Я впервые смутно начинала понимать, что и влюбленность и просто заинтересованность мною — все это опасно, не нужно. Кроме меня, об этом не догадывался тогда никто. Тревогу об этой смуте я желала рассеять путем любой, даже самой жестокой операции над собой и окружающими. Смуту эту поддерживал сам же Олег, монах и художник по дарованию, поджигавший все вокруг себя на костре своего аскетически-поэтического видения. Он не считался с силами окружавших его людей, в первую очередь с силами Александра Васильевича. Впрочем, это давний опыт в истории: что посильно нравственным гениям, то разрушительно для подражателей и учеников.
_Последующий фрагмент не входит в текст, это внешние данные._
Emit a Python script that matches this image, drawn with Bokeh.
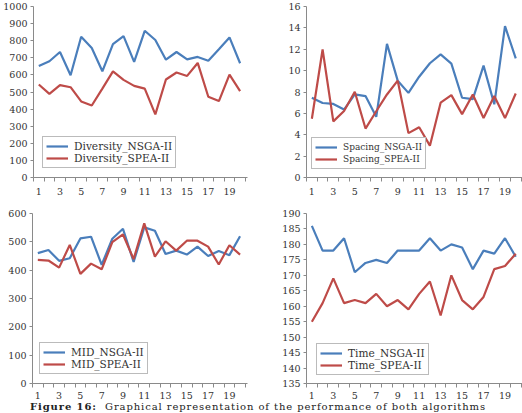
from bokeh.plotting import figure
from bokeh.layouts import row, column
from bokeh.models import FixedTicker, Legend, LegendItem, Div
from bokeh.embed import file_html
from bokeh.resources import INLINE

# Runs 1..20
runs = list(range(1, 21))

diversity_nsga = [652, 680, 734, 598, 823, 757, 621, 780, 827, 676,
                  858, 804, 689, 734, 691, 705, 683, 750, 819, 668]
diversity_spea = [544, 489, 540, 528, 445, 421, 520, 621, 571, 536,
                  520, 369, 573, 614, 594, 670, 472, 447, 602, 505]

spacing_nsga = [7.46, 6.97, 6.88, 6.36, 7.77, 7.62, 5.68, 12.5, 9.06, 7.92,
                9.43, 10.69, 11.52, 10.66, 7.46, 7.34, 10.47, 6.85, 14.16, 11.15]
spacing_spea = [5.5, 11.98, 5.25, 6.23, 8.02, 4.58, 6.2, 7.77, 9.06, 4.15,
                4.7, 2.98, 7.0, 7.71, 5.93, 7.77, 5.56, 7.62, 5.56, 7.86]

mid_nsga = [460, 471, 433, 442, 512, 518, 419, 511, 546, 429,
            551, 539, 457, 469, 455, 483, 450, 468, 453, 520]
mid_spea = [436, 434, 409, 489, 387, 423, 403, 499, 526, 439,
            565, 448, 502, 469, 504, 504, 483, 420, 488, 455]

time_nsga = [186, 178, 178, 182, 171, 174, 175, 174, 178, 178,
             178, 182, 178, 180, 179, 172, 178, 177, 182, 176]
time_spea = [155, 161, 169, 161, 162, 161, 164, 160, 162, 159,
             164, 168, 157, 170, 162, 159, 163, 172, 173, 177]

x_labels = [1, 3, 5, 7, 9, 11, 13, 15, 17, 19]
x_bounds = [i + 0.5 for i in range(0, 21)]

BLUE = "#4A7EBB"
RED = "#BE4B48"
AXIS = "#8a8a8a"
FONT = "DejaVu Serif"


def panel(width, height, borders, y_range, y_ticks, x_end,
          blue, red, labels, legend_xy, legend_size, x_standoff=6):
    left, right, top, bottom = borders
    p = figure(width=width, height=height, x_range=(0.5, x_end), y_range=y_range,
               output_backend="svg", toolbar_location=None,
               min_border_left=left, min_border_right=right,
               min_border_top=top, min_border_bottom=bottom)
    p.outline_line_color = None
    p.grid.visible = False
    p.background_fill_color = "white"
    p.border_fill_color = "white"

    r1 = p.line(runs, blue, line_color=BLUE, line_width=2.2)
    r2 = p.line(runs, red, line_color=RED, line_width=2.2)

    xa = p.xaxis[0]
    xa.ticker = FixedTicker(ticks=x_labels, minor_ticks=x_bounds)
    xa.major_tick_out = 0
    xa.major_tick_in = 0
    xa.minor_tick_out = 4
    xa.minor_tick_in = 0
    xa.major_label_standoff = x_standoff

    ya = p.yaxis[0]
    ya.ticker = FixedTicker(ticks=y_ticks)
    ya.major_tick_out = 3
    ya.major_tick_in = 0
    ya.minor_tick_out = 0
    ya.minor_tick_in = 0
    ya.major_label_standoff = 3

    for ax in (xa, ya):
        ax.axis_line_color = AXIS
        ax.major_tick_line_color = AXIS
        ax.minor_tick_line_color = AXIS
        ax.major_label_text_font = FONT
        ax.major_label_text_font_size = "9.5px"
        ax.major_label_text_color = "#333333"

    legend = Legend(items=[LegendItem(label=labels[0], renderers=[r1]),
                           LegendItem(label=labels[1], renderers=[r2])],
                    location=legend_xy)
    legend.border_line_color = "#777777"
    legend.border_line_width = 1
    legend.padding = 3
    legend.spacing = 0
    legend.margin = 0
    legend.glyph_width = 22
    legend.glyph_height = 12
    legend.label_height = 12
    legend.label_standoff = 6
    legend.label_text_font = FONT
    legend.label_text_font_size = legend_size
    legend.label_text_color = "#333333"
    legend.background_fill_alpha = 1
    p.add_layout(legend)
    return p


p1 = panel(261, 200, (33, 14, 6, 23), (0, 1000), list(range(0, 1001, 100)), 20.7,
           diversity_nsga, diversity_spea, ("Diversity_NSGA-II", "Diversity_SPEA-II"),
           (9, 9), "10.6px")
p2 = panel(261, 200, (45, 0, 4, 22), (0, 16), list(range(0, 17, 2)), 20.63,
           spacing_nsga, spacing_spea, ("Spacing_NSGA-II", "Spacing_SPEA-II"),
           (5, 8), "9px")
p3 = panel(261, 201, (32, 14, 13, 16), (0, 600), list(range(0, 601, 100)), 20.7,
           mid_nsga, mid_spea, ("MID_NSGA-II", "MID_SPEA-II"),
           (7, 9), "10.5px", x_standoff=4)
p4 = panel(261, 201, (45, 0, 13, 16), (135, 190), list(range(135, 191, 5)), 20.63,
           time_nsga, time_spea, ("Time_NSGA-II", "Time_SPEA-II"),
           (10, 8), "10.6px", x_standoff=4)

caption = Div(text="<b>Figure 16:</b>&nbsp; Graphical representation of the performance of both algorithms",
              width=522, height=12, margin=(0, 0, 0, 0),
              styles={"font-family": FONT, "font-size": "10px",
                      "padding-left": "30px", "line-height": "12px", "letter-spacing": "0.9px",
                      "color": "#222222", "white-space": "nowrap", "box-sizing": "border-box"})

layout = column(row(p1, p2, spacing=0), row(p3, p4, spacing=0), caption, spacing=0)

open("out.html", "w").write(file_html(layout, INLINE))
Упростить, освободить, свести к обычному и незаметному — так диктовала женская прозорливость. Этим простым, казалось, должен был бы стать брак и семья. Но как раз это было мною отвергнуто и мне запретно. Тем не менее Александр Васильевич чего-то от меня молчаливо ожидал, добиваясь своей цели терпеньем. Казалось, ожиданье было для него безнадежным: за столько лет я не полюбила его «женским» чувством и, значит, полюбить не могла. К этому времени у Александра Васильевича появились какие-то новые черты: он утончился, одухотворился, некрасивое лицо его часто теперь называли «оригинальным», он нравился женщинам. Девушка, влюбленная в него уже давно, еще со времен коммерческого института, приехала неожиданно к нему из провинции и с решимостью отчаяния поселилась, якобы, проездом. Александр Васильевич исчез для нас на какое-то время. Наконец он пришел и скупыми словами, застревавшими у него в горле, рассказал, как только он один умел рассказывать — медленно, запинаясь, уточняя, но и так все было ясно без объяснений: не устоял перед искушением. Однако он нашел в себе силы переступить через жалость: не скрыл от девушки, что любит другую, и отправил ее к родным в Румынию. Она исчезла навсегда. Впоследствии он не раз говорил мне, что это был его грех и его ошибка: «Привык бы и непременно полюбил». И какая это была правда!